Saturday, July 25, 2009

Micro Strategies Bring An End To 360 Campaign Planning

Here's the article I wrote for Adage China on June 3, 2009.

If you've ever worked in non-traditional advertising for a big agency in China, you can probably relate to this scene: You're in a conference room 24 hours before a client presentation with department heads from every discipline, each of whom has prepared creative strategies based upon a "big idea" for a mobile phone client, centered around a television ad based upon a big celebrity endorsement. When your turn to present to the room arrives, the exec creative director looks shocked and asks, "Where's the Big Idea in this retail work?"

Here comes the hard part, trying to explain that Chinese consumers don't take in media at a store the way they do on television. Shoppers are looking to buy and are therefore making more tactical product decisions.


The differences don't stop there. Chinese shoppers in lower-tier cities are more price-driven, while their upper-tier counterparts in sophisticated markets like Shanghai are looking for unique features, requiring different executions. In this environment, you argue, brand imagery filled with celebrities doesn't fit their mindset and is therefore not effective. Nearly every time such a debate comes up, the winner is the same--Jay Chou or another cool local pop star or actor in China, whose image is firmly (and expensively) planted in the center of the agency's 360 degree campaign circle. The retail slice of the pie sits in the lower left hand corner next to the public relations section, supporting his mugshot to be spread within thousands of retail outlets throughout the country.

This battle was lost for two fundamental reasons.

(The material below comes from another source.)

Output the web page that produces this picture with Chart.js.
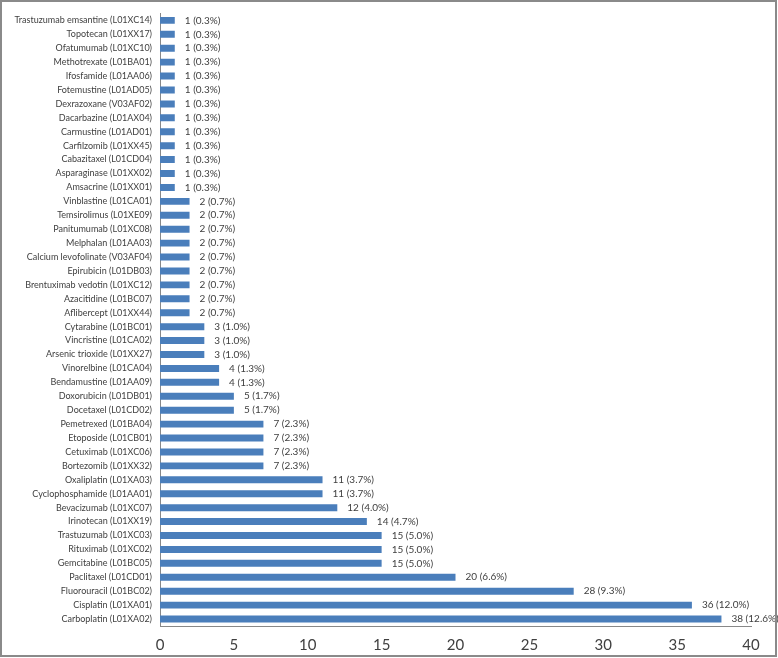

First, the agency's blind belief that 360 degree advertising actually works in all situations and for all channels. Anyone who questions this belief will be quickly reminded of award-winning global campaigns such as Unilever's "Campaign For Real Beauty" for Dove, a prime example of a "big idea" successfully surrounding the consumer at every touch point. The second reason is execution issues. The right way of doing things is often lost to laziness. It's simply much easier to use the same message and image over and over in different channels then to target your campaigns based upon consumer interaction. And since the advertiser spent a fortune to get Jay's endorsement, it should be maximized whenever possible.

There is merit in those reasons--but times are changing as marketers start to shed the traditional 360 approach as a campaign planning concept, especially in China, where consumers are already actively involved in the process for some major brands through online communication channels. Also, word of mouth is spreading more rapidly than ever before in the mainland.

Shoppers can now converge on a store, armed with better information and stronger opinions faster than the marketers can influence them. To survive, advertisers and their agencies must get into the conversation quickly.

The best term for this I've seen so far was coined by the American new media blogger, David Armano, who used the term micro strategies to describe the evolution of the industry. According to Mr. Armano, campaigns based upon micro strategies are created through rapid planning iterations and quick launches, measurable insights and results, with further adjustments before being re-launched again. The process is constantly in motion, and several campaigns can be launched simultaneously depending upon the communication target and channel.

Because the process doesn't rely on big-production media budgets to survive, campaigns developed through micro strategies can be quickly discarded if they aren't effective. In China, the process is now possible because we have better consumer data than ever before. Tracking consumer behavior from the channels that influence them all the way to the shopping floor is now much easier.

A good example is "3 Steps Before Bed," an online campaign for Johnson's Baby brand in China. Johnson & Johnson's used peer influence to persuade mothers the program was the right approach for their baby. It engaged six "mom ambassadors" to blog about the special bathe-and-massage routine and act as forum administrators on the Johnson's Baby

Chinese web site.

New mothers were encouraged to register their details for product information and special promotions. The additions to J&J's Chinese database were double the expected target. Ideas will still continue to be the cornerstone of an agency's business, but the way agencies develop and execute these ideas needs to change, especially in a complex market like China.

The 360 campaign wheels surrounding big ideas served the multi-disciplinary agency well in the past, but now it's time to put them aside.